EU referendum: Why Gordon Brown is wading into the debate
He's back. It's six years since he was in charge, but this morning the former prime minister Gordon Brown has, if not taken charge of Labour's EU campaign, at least stepped forward as one of its big beasts.
For the next six weeks he'll be giving speeches and appearing at events around the country, putting forward his case that Britain must "lead, not leave" the EU.
Speaking to him this morning he gave some of the (by now) familiar warnings about the risks of quitting the union - for jobs, for security, for the environment.
But he's called up a set of arguments that have so far, not played a big part in the debate - our history, and place in the world.
In his words, the English channel is "not a moat, it's a highway to the world", we've always been an outward looking country, sending missionaries and explorers around the globe. He said it just "doesn't make sense" to walk away from that.
But Mr Brown is not just targeting a set of arguments but a set of voters - Labour voters.
'Make a contribution'
He told me he was not criticising the campaign so far, being led by Alan Johnson.

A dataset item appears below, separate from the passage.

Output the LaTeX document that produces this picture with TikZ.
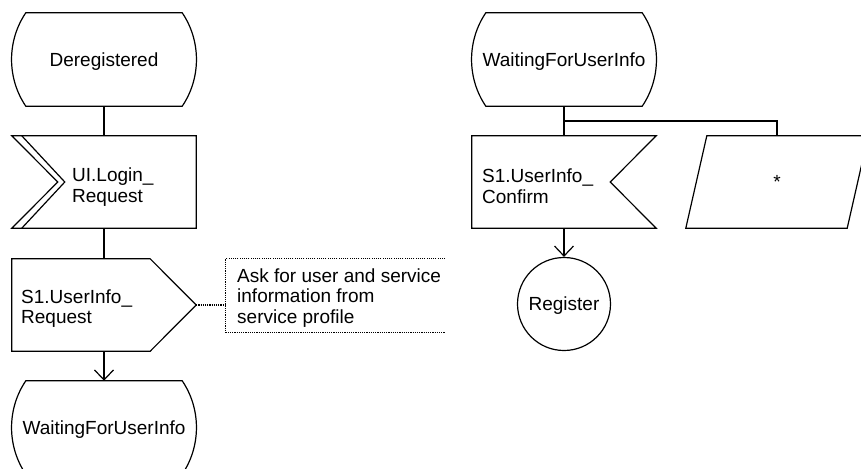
\documentclass[tikz,border=0pt]{standalone}
\usepackage{fontspec}
\setmainfont{Liberation Sans}
\usetikzlibrary{arrows.meta,calc}

\tikzset{
  sdl/.style={line width=1.2pt},
  sdlbox/.style={minimum width=184pt, minimum height=92pt, inner sep=0pt,
    text height=13.6pt, text depth=0pt},
  sdltext/.style={align=left, inner sep=0pt, anchor=base west},
  sdlflow/.style={sdl, -{Straight Barb[length=10pt,width=19pt]}},
  note/.style={line width=1.1pt, dash pattern=on 1.1pt off 1.1pt},
}

\begin{document}
\begin{tikzpicture}[x=1pt, y=-1pt, font=\fontsize{19}{20.5}\selectfont]
  \useasboundingbox (0,0) rectangle (861,468);
  \clip (0,0) rectangle (861,468);
  % left column
  \node[sdlbox, minimum height=93pt] (dereg) at (104,59.5) {Deregistered};
  \node[sdlbox] (login) at (104,182) {};
  \node[sdlbox] (request) at (104,305) {};
  \node[sdlbox, minimum height=93pt] (waitL) at (104,427.5) {WaitingForUserInfo};
  \node[sdlbox, minimum width=219pt, minimum height=73pt] (note) at (335.5,295.5) {};
  % right column
  \node[sdlbox, minimum height=93pt] (waitR) at (564,59.5) {WaitingForUserInfo};
  \node[sdlbox] (confirm) at (564,182) {};
  \node[sdlbox, minimum width=182pt] (save) at (777,182) {*};
  \node[sdlbox, sdl, draw, circle, minimum size=93pt] (register) at (564,304) {Register};
  % texts in the signal boxes (base = last line)
  \node[sdltext] (loginTxt) at (72,202) {UI.Login\_\\Request};
  \node[sdltext] (requestTxt) at (21,323.5) {S1.UserInfo\_\\Request};
  \node[sdltext] (confirmTxt) at (482,203) {S1.UserInfo\_\\Confirm};
  \node[sdltext] (noteTxt) at (237,323) {Ask for user and service\\information from\\service profile};

  % state outlines
  \foreach \s in {dereg, waitL, waitR}
    \draw[sdl] ([xshift=14pt]\s.north west) -- ([xshift=-14pt]\s.north east)
      .. controls +(19,28) and +(19,-28) .. ([xshift=-14pt]\s.south east)
      -- ([xshift=14pt]\s.south west)
      .. controls +(-19,-28) and +(-19,28) .. ([xshift=14pt]\s.north west) -- cycle;
  % input, double notch on the left
  \draw[sdl] (login.north west) -- (login.north east) -- (login.south east)
    -- (login.south west) -- ([xshift=46pt]login.west) -- cycle;
  \draw[sdl] ([xshift=10pt]login.north west) -- ([xshift=53pt]login.west)
    -- ([xshift=10pt]login.south west);
  % output
  \draw[sdl] (request.north west) -- ([xshift=-46pt]request.north east) -- (request.east)
    -- ([xshift=-46pt]request.south east) -- (request.south west) -- cycle;
  % input, notch on the right
  \draw[sdl] (confirm.north west) -- (confirm.north east) -- ([xshift=-46pt]confirm.east)
    -- (confirm.south east) -- (confirm.south west) -- cycle;
  % save
  \draw[sdl] ([xshift=21pt]save.north west) -- (save.north east)
    -- ([xshift=-21pt]save.south east) -- (save.south west) -- cycle;
  % comment
  \draw[note] (note.north east) -- (note.north west) -- (note.south west) -- (note.south east);
  \draw[note] (request.east) -- (request.east -| note.west);

  % flow lines
  \draw[sdl] (dereg) -- (login);
  \draw[sdl] (login) -- (request);
  \draw[sdlflow] (request) -- (waitL);
  \coordinate (fork) at ($(waitR.south)!0.5!(confirm.north)$);
  \draw[sdl] (waitR) -- (confirm);
  \draw[sdl] (fork) -| (save.north);
  \draw[sdlflow] (confirm) -- (register);
\end{tikzpicture}
\end{document}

But there are certainly nerves among its senior figures about getting Labour voters out in the referendum at all.
The former PM told me: "I think we've had a phoney war - the positive message I'm putting across has got a way of getting across particularly with people who didn't vote Conservative but who feel culturally concerned about the future of the country".
But he went on to say: "I can make a contribution - I think when people realise the Labour Party is fully behind us staying in the European Union, but Britain…Labour voters who have historically in the last 20 or 30 years supported Europe will come out to vote in favour."
He didn't say it, but he didn't need to.
There are two silent concerns inside strands of the Labour Remain camp.
First that the focus on the economic message, Project Fear as it's nicknamed, isn't enough.
And second, Labour voters who might be a bit fed up with the EU but are reluctantly supportive might not turn out to vote.
During the Scottish independence referendum Mr Brown's last minute fiery political sermons were a shot in the arm for the Unionists.
He is intervening now (as ever) on his own terms, but the former prime minister's interventions this time might have some effect.